その仕組みは、匿名出資組合という航空機を買ってリースするための組合を設立し、そこに中小企業などが出資します、すると減価償却によって初年度は大赤字を計上する事で税金の支払いを減らせるという仕組みです。

例えば10億円の航空機のリース料は年間1億円の収益で10年契約だったとしても、減価償却初年度8億円だったりするので7億円の赤字を計上できます。

それによって出資企業も、出資割合に比例した赤字を受け取る事になりますのでそれによって税金の支払いが減るという事です。
例えば、利益が1億円の会社が、10%出資していれば7億円の赤字のうち10%の7000万円の赤字を計上できますので利益が3000万円になり税金の支払いが減るという事です。
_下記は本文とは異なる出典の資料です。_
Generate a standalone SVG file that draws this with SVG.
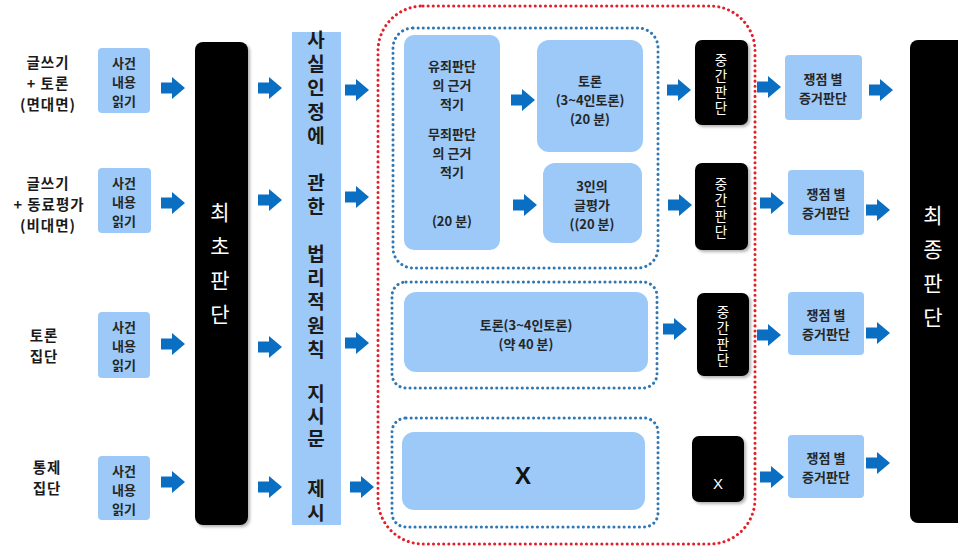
<svg xmlns="http://www.w3.org/2000/svg" width="958" height="546" viewBox="0 0 958 546">
<style>
text{font-family:"Noto Sans CJK KR","Noto Sans",sans-serif;dominant-baseline:central;text-anchor:middle}
.v{writing-mode:vertical-rl}
.lbl{font-size:14.5px;font-weight:bold;fill:#1a1a1a;letter-spacing:1px}
.lb{fill:#9CC9F7}
.bk{fill:#000}
.nt{font-size:13px;font-weight:bold;fill:#262626}
.wt{fill:#fff;font-size:21px;letter-spacing:13px}
.ws{fill:#fff;font-size:13.5px;letter-spacing:2.3px}
.vt{font-size:19px;font-weight:bold;fill:#1a1a1a;letter-spacing:5px}
.arr{fill:#0A6FC2}
.red{fill:none;stroke:#E3202A;stroke-width:3;stroke-dasharray:0.1 5;stroke-linecap:round}
.blu{fill:none;stroke:#2F78B4;stroke-width:3;stroke-dasharray:0.1 5;stroke-linecap:round}
</style>
<defs>
<path id="a" d="M0,-5.5H11V-11L24,0L11,11V5.5H0Z"/>
<filter id="sh" x="-20%" y="-10%" width="150%" height="130%"><feDropShadow dx="2" dy="2" stdDeviation="1.5" flood-opacity="0.3"/></filter>
</defs>
<rect width="958" height="546" fill="#fff"/>

<g id="group-labels">
<text class="lbl"><tspan x="48" y="61">글쓰기</tspan><tspan x="48" y="82">+ 토론</tspan><tspan x="48" y="103">(면대면)</tspan></text>
<text class="lbl"><tspan x="48" y="182">글쓰기</tspan><tspan x="49" y="203">+ 동료평가</tspan><tspan x="48" y="224">(비대면)</tspan></text>
<text class="lbl"><tspan x="44" y="334">토론</tspan><tspan x="44" y="355">집단</tspan></text>
<text class="lbl"><tspan x="47" y="466">통제</tspan><tspan x="47" y="487">집단</tspan></text>
</g>

<g id="read1"><rect class="lb" x="98" y="48" width="52" height="65" rx="4"/><text class="nt"><tspan x="124" y="62">사건</tspan><tspan x="124" y="81">내용</tspan><tspan x="124" y="100">읽기</tspan></text></g>
<g id="read2"><rect class="lb" x="98" y="168" width="53" height="65" rx="4"/><text class="nt"><tspan x="124" y="182">사건</tspan><tspan x="124" y="201">내용</tspan><tspan x="124" y="220">읽기</tspan></text></g>
<g id="read3"><rect class="lb" x="98" y="312" width="52" height="66" rx="4"/><text class="nt"><tspan x="124" y="326">사건</tspan><tspan x="124" y="345">내용</tspan><tspan x="124" y="364">읽기</tspan></text></g>
<g id="read4"><rect class="lb" x="98" y="456" width="52" height="64" rx="4"/><text class="nt"><tspan x="124" y="470">사건</tspan><tspan x="124" y="489">내용</tspan><tspan x="124" y="508">읽기</tspan></text></g>

<g id="initial"><rect class="bk" x="195" y="42" width="53" height="483" rx="8" filter="url(#sh)"/>
<text class="wt v" x="220" y="270">최초판단</text></g>

<g id="instruction"><rect class="lb" x="292" y="32" width="49" height="493"/>
<text class="vt v" x="316" y="90">사실인정에</text>
<text class="vt v" x="316" y="197">관한</text>
<text class="vt v" x="316" y="304">법리적원칙</text>
<text class="vt v" x="316" y="418" style="letter-spacing:3.5px">지시문</text>
<text class="vt v" x="316" y="503">제시</text></g>

<g id="treatment"><rect class="red" x="378" y="6" width="377" height="538" rx="45"/></g>
<g id="frame1"><rect class="blu" x="393" y="28" width="265" height="240" rx="20"/></g>
<g id="frame2"><rect class="blu" x="392" y="282" width="265" height="106" rx="14"/></g>
<g id="frame3"><rect class="blu" x="392" y="418" width="266" height="109" rx="14"/></g>

<g id="grounds"><rect class="lb" x="404" y="35" width="96" height="215" rx="10"/>
<text class="nt"><tspan x="452" y="65">유죄판단</tspan><tspan x="452" y="84">의 근거</tspan><tspan x="452" y="103">적기</tspan><tspan x="452" y="133">무죄판단</tspan><tspan x="452" y="152">의 근거</tspan><tspan x="452" y="171">적기</tspan><tspan x="452" y="220">(20 분)</tspan></text></g>
<g id="debate1"><rect class="lb" x="537" y="40" width="106" height="112" rx="12"/>
<text class="nt"><tspan x="590" y="80">토론</tspan><tspan x="590" y="99">(3~4인토론)</tspan><tspan x="590" y="118">(20 분)</tspan></text></g>
<g id="peer"><rect class="lb" x="543" y="163" width="99" height="80" rx="12"/>
<text class="nt"><tspan x="592" y="185">3인의</tspan><tspan x="592" y="204">글평가</tspan><tspan x="592" y="223">((20 분)</tspan></text></g>
<g id="debate2"><rect class="lb" x="404" y="292" width="244" height="80" rx="12"/>
<text class="nt"><tspan x="526" y="324">토론(3~4인토론)</tspan><tspan x="526" y="343">(약 40 분)</tspan></text></g>
<g id="none"><rect class="lb" x="402" y="432" width="243" height="78" rx="12"/>
<text x="523" y="475" style="font-family:'Liberation Sans',sans-serif;font-size:24px;font-weight:bold;fill:#111">X</text></g>

<g id="mid1"><rect class="bk" x="695" y="40" width="53" height="85" rx="7" filter="url(#sh)"/>
<text class="ws v" x="721" y="85">중간판단</text></g>
<g id="mid2"><rect class="bk" x="695" y="163" width="53" height="87" rx="7" filter="url(#sh)"/>
<text class="ws v" x="721" y="209">중간판단</text></g>
<g id="mid3"><rect class="bk" x="697" y="293" width="52" height="83" rx="7" filter="url(#sh)"/>
<text class="ws v" x="723" y="337">중간판단</text></g>
<g id="mid4"><rect class="bk" x="692" y="436" width="52" height="66" rx="7" filter="url(#sh)"/>
<text x="718" y="483" style="font-family:'Liberation Sans',sans-serif;font-size:15px;fill:#fff">X</text></g>

<g id="evid1"><rect class="lb" x="785" y="55" width="77" height="65" rx="4"/><text class="nt"><tspan x="823" y="78">쟁점 별</tspan><tspan x="823" y="97">증거판단</tspan></text></g>
<g id="evid2"><rect class="lb" x="788" y="170" width="76" height="65" rx="4"/><text class="nt"><tspan x="826" y="193">쟁점 별</tspan><tspan x="826" y="212">증거판단</tspan></text></g>
<g id="evid3"><rect class="lb" x="788" y="292" width="76" height="63" rx="4"/><text class="nt"><tspan x="826" y="314">쟁점 별</tspan><tspan x="826" y="333">증거판단</tspan></text></g>
<g id="evid4"><rect class="lb" x="788" y="435" width="76" height="63" rx="4"/><text class="nt"><tspan x="826" y="457">쟁점 별</tspan><tspan x="826" y="476">증거판단</tspan></text></g>

<g id="final"><rect class="bk" x="910" y="40" width="70" height="483" rx="8"/>
<text class="wt v" x="933" y="273">최종판단</text></g>

<g id="connectors" class="arr">
<use href="#a" x="161" y="88"/><use href="#a" x="161" y="203"/><use href="#a" x="161" y="344"/><use href="#a" x="161" y="482"/>
<use href="#a" x="258" y="88"/><use href="#a" x="258" y="200"/><use href="#a" x="258" y="347"/><use href="#a" x="258" y="487"/>
<use href="#a" x="345" y="90"/><use href="#a" x="345" y="197"/><use href="#a" x="345" y="343"/><use href="#a" x="350" y="487"/>
<use href="#a" x="511" y="100"/><use href="#a" x="513" y="205"/>
<use href="#a" x="667" y="90"/><use href="#a" x="668" y="205"/><use href="#a" x="663" y="329"/>
<use href="#a" x="757" y="87"/><use href="#a" x="760" y="203"/><use href="#a" x="757" y="335"/><use href="#a" x="760" y="477"/>
<use href="#a" x="869" y="90"/><use href="#a" x="866" y="210"/><use href="#a" x="866" y="333"/><use href="#a" x="866" y="463"/>
</g>
</svg>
ただしこれは、本質的に税金の支払いを減らせたわけではありません。
先ほどの例で言えば、初年度の減価償却が8億円になるという事はその後9年間で減価償却は2億円、リース料の受け取りが9億円になりますので7億円の利益が出てしまいますので、トータルでの税金の支払いはプラマイゼロになります。(この辺は航空機の売却などを通じて多少利回りが出るように設計されていたりしますが、面倒なので忘れてください)

つまり、目の前の年度の税金の支払いを減らしているだけで、将来的には税金の支払い額が増えてしまいますので課税を先延ばしにしているだけの商品だという事です、しかも出資額の回収に10年かかるのでキャッシュフロー的にも得していません、出資期間中お金が手元から出ていくという事です。

ですが多くの中小企業の経営者は、節税で得していると思いながらこういった商品に出資していて、その数は相当数います。

そして新型コロナの影響で、あまり経済が強い国ではない航空会社は、航空機のリース料の支払いが難しくなり支払いのリスケ要請を始めているという話があります。

今後も航空業界自体が変革してしまい倒産する企業が出てくると多くの中小企業は出資の回収が出来ずに損失を出してしまうという事です。

航空業界なんて、自分とは関係ない遠い世界の話のように感じられている方も多いかもしれませんが、オペレーティングリースを通じて中小企業の経営に影響が出始める可能性があるのです。

そもそも節税商品とよばれているものの多くは、このようにリスクを抱えながら課税を繰延(先延ばし)しているだけの商品にすぎませんからそもそも価値がないと思っていますが、これだけ不確実性の高まった時代にはさらに価値が下がっているはずですので節税商品は要注意です。

また、航空機のオペレーティングリースは最終的に航空機を売却して資金を回収する仕組みになっているのですが、ここで売却できなかったときのために保険をかけているケースがありますので、もしかすると保険会社にも大きなダメージを与えることになる可能性もあり、そうなると社会的なダメージは深刻でしょうからそこも要注意です。